Sopravvivono però parti della Bibbia ebraica più antiche del testo fissato dai masoreti. Il Pentateuco samaritano, scoperto nel 1616, è diverso da quello masoretico e in molte varianti, sia pure spesso minime, coincide con la Settanta. E solo il 40 per cento dei testi biblici ritrovati dal 1947 a Qumran – trascritti negli ultimi tre secoli prima dell’èra cristiana – corrisponde secondo Emanuel Tov al testo masoretico; il 60 per cento risale ad altre forme testuali ebraiche, in parte rispecchiate nelle versioni greche.

La traduzione dei cristiani

Verso la metà del I secolo la Settanta viene esaltata dal massimo autore del giudaismo ellenistico, Filone di Alessandria, al punto che questo filosofo e mistico nella Vita di Mosè la considera ispirata come il testo ebraico. E poco più tardi l’altro grande esponente dell’ebraismo ellenizzato, Flavio Giuseppe, riporta nelle Antichità giudaiche buona parte della Lettera di Aristea.

I primi autori cristiani leggono e fanno proprie le Scritture ebraiche nella versione greca della Settanta e riprendono la leggenda di Aristea con varianti ancora più leggendarie. Di conseguenza, per reazione polemica, la Settanta cade in discredito tra gli ebrei che le contrappongono le versioni greche di altri tre traduttori: Aquila, Simmaco e Teodozione.

A metà del III secolo l’alessandrino Origene, tra i maggiori intellettuali e filologi cristiani, difende la Settanta con una iniziativa senza precedenti: un’edizione dell’Antico Testamento su sei colonne.
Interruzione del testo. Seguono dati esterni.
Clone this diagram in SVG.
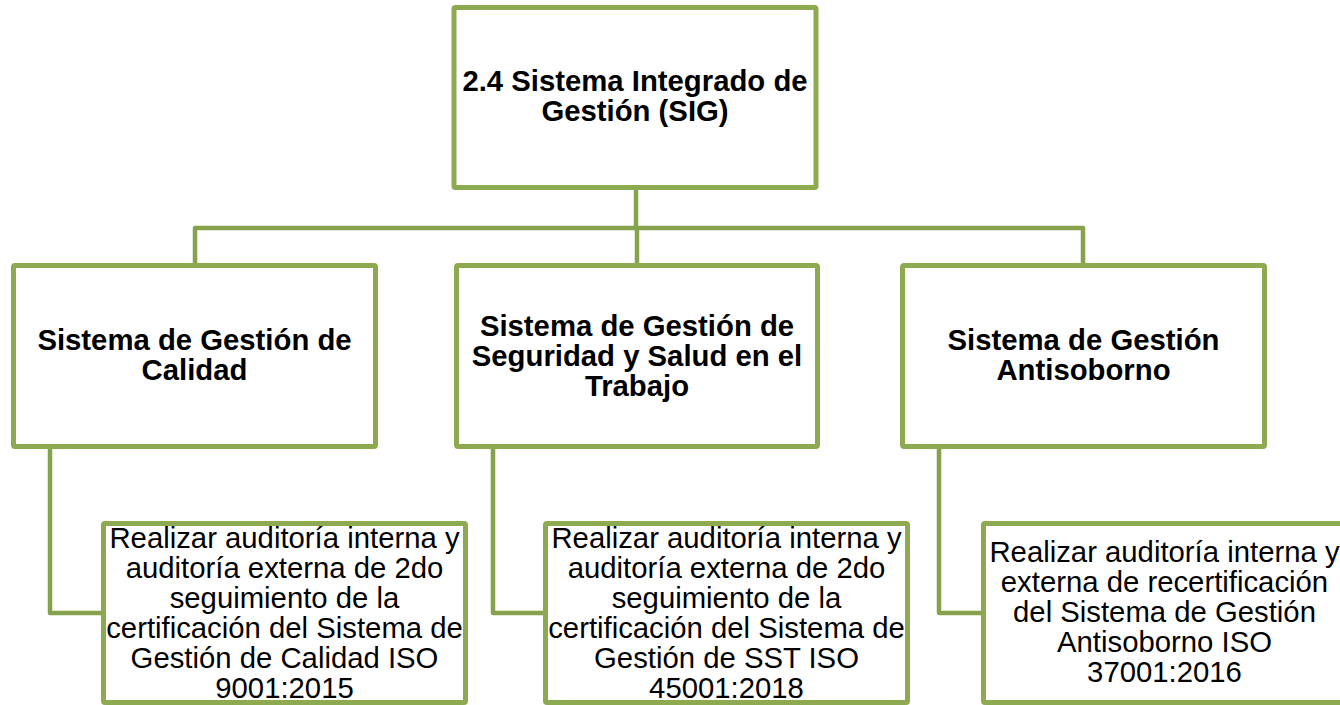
<svg xmlns="http://www.w3.org/2000/svg" width="1340" height="705" viewBox="0 0 1340 705">
<style>
.box{fill:#ffffff;stroke:#8DAA50;stroke-width:5;}
.con{fill:none;stroke:#86A24C;stroke-width:4.5;stroke-linejoin:round;}
.b{font-family:"Liberation Sans",Arial,sans-serif;font-weight:bold;font-size:29.3px;fill:#000;text-anchor:middle;}
.r{font-family:"Liberation Sans",Arial,sans-serif;font-size:29.3px;fill:#000;text-anchor:middle;}
</style>
<rect width="1340" height="705" fill="#ffffff"/>
<g id="connectors">
<path class="con" d="M636,190 V228"/>
<path class="con" d="M195,263 V228 H1083 V263"/>
<path class="con" d="M637,228 V263"/>
<path class="con" d="M50,449 V613 H103"/>
<path class="con" d="M493,449 V613 H545"/>
<path class="con" d="M939,449 V613 H983"/>
</g>
<g id="root">
<rect class="box" x="454" y="7.5" width="362" height="180" rx="1.5"/>
<text class="b" x="635" y="91">2.4 Sistema Integrado de</text>
<text class="b" x="635" y="121">Gestión (SIG)</text>
</g>
<g id="calidad">
<rect class="box" x="13.5" y="265.5" width="362" height="181" rx="1.5"/>
<text class="b" x="194.5" y="350">Sistema de Gestión de</text>
<text class="b" x="194.5" y="380">Calidad</text>
</g>
<g id="sst">
<rect class="box" x="456.5" y="265.5" width="361" height="181" rx="1.5"/>
<text class="b" x="637" y="336">Sistema de Gestión de</text>
<text class="b" x="637" y="366">Seguridad y Salud en el</text>
<text class="b" x="637" y="396">Trabajo</text>
</g>
<g id="antisoborno">
<rect class="box" x="902.5" y="265.5" width="362" height="181" rx="1.5"/>
<text class="b" x="1083.5" y="350">Sistema de Gestión</text>
<text class="b" x="1083.5" y="380">Antisoborno</text>
</g>
<g id="leaf-calidad">
<rect class="box" x="103.5" y="523.5" width="362" height="179" rx="1.5"/>
<text class="r" x="284.5" y="548">Realizar auditoría interna y</text>
<text class="r" x="284.5" y="578">auditoría externa de 2do</text>
<text class="r" x="284.5" y="608">seguimiento de la</text>
<text class="r" x="284.5" y="638">certificación del Sistema de</text>
<text class="r" x="284.5" y="668">Gestión de Calidad ISO</text>
<text class="r" x="284.5" y="698">9001:2015</text>
</g>
<g id="leaf-sst">
<rect class="box" x="545.5" y="523.5" width="362" height="179" rx="1.5"/>
<text class="r" x="726.5" y="548">Realizar auditoría interna y</text>
<text class="r" x="726.5" y="578">auditoría externa de 2do</text>
<text class="r" x="726.5" y="608">seguimiento de la</text>
<text class="r" x="726.5" y="638">certificación del Sistema de</text>
<text class="r" x="726.5" y="668">Gestión de SST ISO</text>
<text class="r" x="726.5" y="698">45001:2018</text>
</g>
<g id="leaf-antisoborno">
<rect class="box" x="983.5" y="523.5" width="362" height="179" rx="1.5"/>
<text class="r" x="1164.5" y="562">Realizar auditoría interna y</text>
<text class="r" x="1164.5" y="592">externa de recertificación</text>
<text class="r" x="1164.5" y="622">del Sistema de Gestión</text>
<text class="r" x="1164.5" y="652">Antisoborno ISO</text>
<text class="r" x="1164.5" y="682">37001:2016</text>
</g>
</svg>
Sono gli Esapla (in greco «sestuplici»), perduti, dove per mostrare l’attendibilità della Settanta – accanto al testo ebraico e all’ebraico traslitterato in lettere greche (e dunque vocalizzato) – figuravano le quattro versioni greche.

Ed è sempre il greco della Settanta a essere tradotto in un latino vicinissimo al greco nell’Africa romana sin dagli inizi del III secolo, sopravvivendo in manoscritti tardoantichi e medievali. Fino a quando Girolamo si basa sul testo ebraico, a cui si riferisce come Hebraica veritas, per una nuova traduzione latina, letterariamente straordinaria. Così – realizzata tra la fine del IV secolo e il primo ventennio del V, e nonostante l’opposizione di Agostino che difende la Settanta – la Vulgata soppianta le antiche versioni latine, imponendosi progressivamente dal medioevo come la Bibbia di tutto l’occidente.